Legislative Assembly for the ACT: 2003 Week 6 Hansard (18 June) . . Page.. 1982 ..
Like the clubs, who do an excellent job in supporting community activities and charities and sponsoring sport, the little taverns and the pubs also do an excellent job. They are not afraid to pay even a greater tax rate on poker machines than what applies to clubs. They have no problems there. They contribute and have always contributed to our local community and obviously want to continue to do so. But I do not think artificial things should be put in their way.
We have a very artificial situation where currently most pubs and taverns are entitled only to non-existent machines and only six are entitled to the half reasonable class B machines. It is only fair that these businesses, most of which are small businesses, be entitled to operate current gaming machines within the limits stipulated by the legislation, which has been in force for some 19 years. Fairness demands that a bill such as this be supported by the Assembly. I commend the bill to the house.
Debate (on motion by Mr Quinlan ) adjourned to the next sitting.
Gaming Machine (Appropriate Premises) Amendment Bill 2003
Ms Tucker,pursuant to notice, presented the bill and its explanatory statement.
Title read by acting clerk.
MS TUCKER(10.53): I move:
That this bill be agreed to in principle.
Mr Speaker, this bill would fill a gap in the powers of the Gambling and Racing Commission to refuse to issue a licence for gaming machines to a club. The gap is the power to consider the social effect of a club introducing gaming machines to a particular premises. Specifically, this amendment would provide that the commission may not issue the licence unless the installation and use on the premises of gaming machines are not likely to affect adversely the nature or character of the premises or the general use of the premises or enjoyment of persons using the premises.
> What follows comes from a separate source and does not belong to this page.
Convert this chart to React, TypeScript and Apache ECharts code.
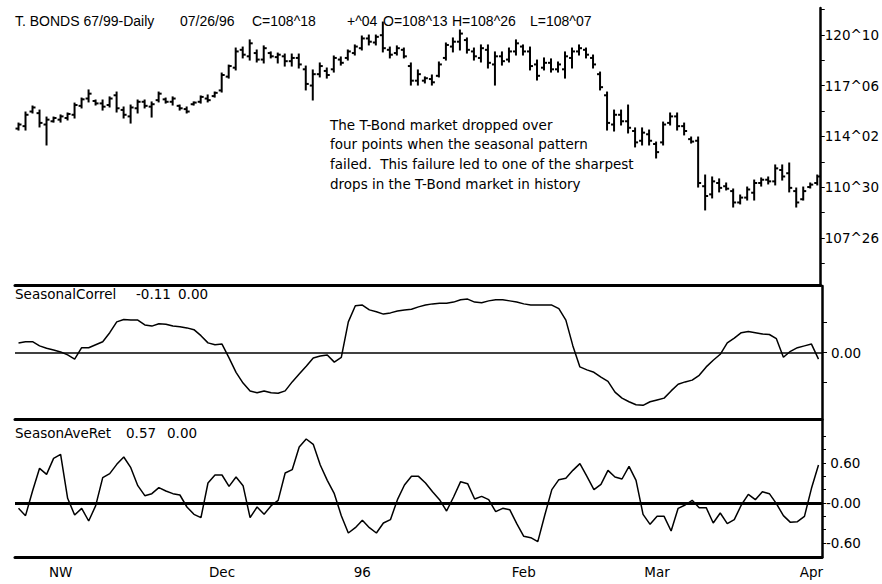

This restriction already applies in relation to applications to put gaming machines in premises where there is an on licence or a general licence, but it does not currently apply to applications for clubs. Under the current legislation, for applications for gaming machines in clubs, the commission must:
consider whether the size and layout are suitable-section 14A (c) and section 41, which also apply to the other categories of licensed premises;
assess that the club is an eligible club-section 14A (a);
check probity requirements for management at sections 14 and 15A;
be satisfied that, at an appropriate ballot, the majority of voting members agree to the proposal for new or extra gaming machines at the club premises.